Asian shares shrugged off early losses and edged higher on Monday, while the Australian dollar was under pressure after no clear winner emerged from a weekend election. Activity across much of the region was subdued ahead of the U.S. Independence Day holiday, when financial and commodity markets will be closed.
Investors also continued to take stock of the potential financial market and economic fallout from the Brexit vote after days of volatile trade that followed in its wake.
While Australian politics usually have a muted impact on broader markets, the vote count so far suggests possible policy paralysis ahead, which could pose a threat to the country’s triple A credit rating.

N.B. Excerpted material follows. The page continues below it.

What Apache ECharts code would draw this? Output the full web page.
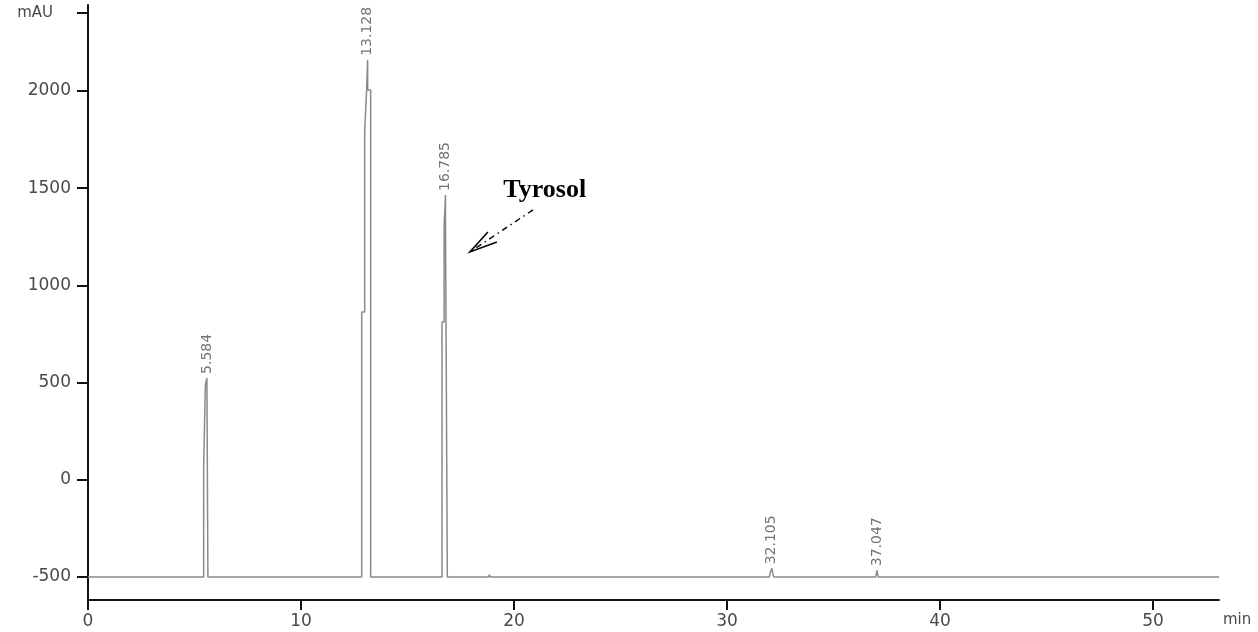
<!DOCTYPE html>
<html>
<head>
<meta charset="utf-8">
<title>Chromatogram – Tyrosol</title>
<script src="https://cdn.jsdelivr.net/npm/echarts@6/dist/echarts.min.js"></script>
<style>
  html, body { margin: 0; padding: 0; background: #ffffff; }
  #chart { width: 1258px; height: 632px; }
</style>
</head>
<body>
<div id="chart"></div>
<script>
// Detector baseline and run length (min)
const baselineLevel = -500;
const runEnd = 53.1;

// Retention times (min) printed above each peak, and apex signal (mAU)
const retentionTimes = [5.584, 13.128, 16.785, 32.105, 37.047];
const apexHeights = [524, 2160, 1465, -455, -465];

const peak1 = [[5.43, -500], [5.43, 60], [5.51, 60], [5.51, 488], [5.584, 488], [5.584, 524], [5.584, 488], [5.63, 488], [5.63, -500]];
const peak2 = [[12.85, -500], [12.85, 863], [12.99, 863], [12.99, 1789], [13.08, 1789], [13.08, 2005], [13.128, 2005], [13.128, 2160], [13.128, 2005], [13.27, 2005], [13.27, -500]];
const peak3 = [[16.62, -500], [16.62, 812], [16.72, 812], [16.72, 1311], [16.785, 1311], [16.785, 1465], [16.785, 1311], [16.87, 1311], [16.87, -500]];
const peak4 = [[31.98, -500], [32.05, -472], [32.105, -455], [32.16, -485], [32.2, -500]];
const peak5 = [[36.98, -500], [37.047, -465], [37.1, -500]];

// Small baseline disturbances
const minorBumps = [[18.8, -500], [18.85, -489], [18.9, -500], [23.95, -500], [24.0, -493], [24.05, -500],
                    [28.45, -500], [28.5, -493], [28.55, -500], [33.75, -500], [33.8, -493], [33.85, -500]];

// Axis ticks
const yTicks = [-500, 0, 500, 1000, 1500, 2000, 2400];
const yUnitTick = 2400;
const yUnit = 'mAU';
const xTicks = [0, 10, 20, 30, 40, 50];
const xUnit = 'min';

// Annotation
const annotationText = 'Tyrosol';
const annotationAnchor = [19.5, 1490];
const arrowFrom = [20.89, 1388];
const arrowTo = [17.93, 1172];

const trace = [[0, baselineLevel]]
  .concat(peak1, peak2, peak3, minorBumps, peak4, peak5, [[runEnd, baselineLevel]])
  .sort((a, b) => a[0] - b[0]);

const labelFont = 'DejaVu Sans, Arial, sans-serif';
const axisTextColor = '#4a4a4a';

const chart = echarts.init(document.getElementById('chart'), null, { renderer: 'canvas' });

const option = {
  animation: false,
  backgroundColor: '#ffffff',
  grid: { left: 88, right: 39, top: 5, bottom: 32 },
  xAxis: {
    type: 'value',
    min: 0,
    max: runEnd,
    name: xUnit,
    nameLocation: 'end',
    nameGap: 4,
    nameTextStyle: {
      fontFamily: labelFont, fontSize: 15, color: axisTextColor,
      verticalAlign: 'top', align: 'left', padding: [13, 0, 0, 0]
    },
    axisLine: { onZero: false, lineStyle: { color: '#111', width: 2 } },
    axisTick: { show: true, length: 10, inside: false, customValues: xTicks, lineStyle: { color: '#111', width: 2 } },
    axisLabel: { customValues: xTicks, margin: 13, fontFamily: labelFont, fontSize: 17, color: axisTextColor },
    splitLine: { show: false }
  },
  yAxis: {
    type: 'value',
    min: -618,
    max: 2442,
    axisLine: { onZero: false, lineStyle: { color: '#111', width: 2 } },
    axisTick: { show: true, length: 11, customValues: yTicks, lineStyle: { color: '#111', width: 2 } },
    axisLabel: {
      customValues: yTicks,
      margin: 17,
      fontFamily: labelFont, fontSize: 17, color: axisTextColor,
      formatter: v => (v === yUnitTick ? '{u|' + yUnit + '}' : String(v)),
      rich: {
        u: { fontFamily: labelFont, fontSize: 15, color: axisTextColor, padding: [0, 18, 0, 0] }
      }
    },
    splitLine: { show: false }
  },
  series: [
    {
      name: 'signal',
      type: 'line',
      data: trace,
      showSymbol: false,
      symbol: 'none',
      lineStyle: { color: '#8a8a8a', width: 1.5 },
      silent: true,
      z: 2
    },
    {
      name: 'retention times',
      type: 'scatter',
      data: retentionTimes.map((t, i) => [t, apexHeights[i]]),
      symbolSize: 0,
      silent: true,
      label: {
        show: true,
        position: 'top',
        distance: 4,
        rotate: 90,
        align: 'left',
        verticalAlign: 'middle',
        fontFamily: labelFont,
        fontSize: 14,
        color: '#505050',
        formatter: p => p.value[0].toFixed(3)
      },
      z: 3
    }
  ]
};

chart.setOption(option);

// Annotation arrow and name, placed in data coordinates
const px = c => chart.convertToPixel({ gridIndex: 0 }, c);
const a0 = px(arrowFrom);
const a1 = px(arrowTo);
const tp = px(annotationAnchor);
chart.setOption({
  graphic: [
    {
      type: 'text',
      x: tp[0], y: tp[1],
      style: {
        text: annotationText,
        font: 'bold 26px "Liberation Serif", "Times New Roman", serif',
        fill: '#000000',
        textAlign: 'left',
        textVerticalAlign: 'middle'
      }
    },
    {
      type: 'line',
      shape: { x1: a0[0], y1: a0[1], x2: a1[0] + 6, y2: a1[1] - 4 },
      style: { stroke: '#000', lineWidth: 1.4, lineDash: [6, 4, 1.5, 4] }
    },
    {
      type: 'polyline',
      shape: { points: [[a1[0] + 18, a1[1] - 20], [a1[0], a1[1]], [a1[0] + 27, a1[1] - 10]] },
      style: { stroke: '#000', lineWidth: 1.6, fill: null }
    }
  ]
});
</script>
</body>
</html>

But both Australian shares and the country’s currency turned higher after Moody’s Investors Service said short-lived political uncertainty would have limited implications for the country’s coveted triple-A credit rating.
MSCI’s broadest index of Asia-Pacific shares outside Japan was up 0.5 percent, after Wall Street logged its fourth straight day of gains on Friday. Japan’s Nikkei stock index added 0.3 percent.
Australian shares also clawed their way out of negative territory and rose 0.3 percent.
The Reserve Bank of Australia (RBA) will hold its July board meeting on Tuesday, and almost all 37 economists polled by Reuters last week expect it to keep the cash rate unchanged at a record low 1.75 percent.
But some analysts say it might hint at future policy easing in the wake of Brexit, which roiled financial markets and raised fears about a further blow to fragile global growth.
“The possibility of a hung Parliament (with possible ratings outlook implications) and the risks that we see an easing bias reinstated in the RBA statement on Tuesday due to Brexit and a deteriorating global outlook suggest that the Australian dollar should trade on the back foot,” strategists at Westpac said in a note.
The Australian dollar was slightly higher at $0.7495 , off session lows but still below Friday’s one-week high of $0.7504.
The British pound edged up 0.1 percent to $1.3289, nursing its losses after its 11 percent plunge to a 31-year trough of $1.3122 a week ago following last month’s Brexit stunner.
The U.S. dollar took a breather ahead of the holiday, with the dollar index steady at 95.630, but it remained pressured by a fall in U.S. Treasury yields on Friday that saw the benchmark 10-year yield briefly touch a four-year nadir.
Volatile trade around the world has pressured bond yields. Early on Monday, the yield on the 5-year Japanese government bond fell to a record low of minus 0.375 percent, and the 20-year JGB yield wallowed at a record low of 0.035 percent.
“It seems the recent declines in JGB yields are led more by foreign market movements rather than domestic factors,” said Naomi Muguruma, senior fixed-income strategist at Mitsubishi UFJ Morgan Stanley Securities.
“Globally, positive yields are disappearing, which has investors concerned, so they rush to purchase government bonds with positive yields,” she said.
The euro inched slightly lower to $1.1139 and was down slightly against its Japanese counterpart at 114.27 yen . The dollar rose slightly to 102.60 yen.
Crude oil prices built on Friday’s surge and extended gains on Monday in Asia, bolstered by the Saudi energy minister’s view that the oil market is heading towards balance.
Brent crude added 0.2 percent $50.45 a barrel, while U.S. crude rose 0.2 percent to $49.08. There will be no U.S. crude settlement on Monday due to the holiday.
Spot gold added 0.5 percent at $1,349.20 an ounce after gaining 1.5 percent on Friday and about 9 percent in June.
Silver surged 3.6 percent to $20.43 an ounce, breaking the $20-dollar level for the first time in nearly two years.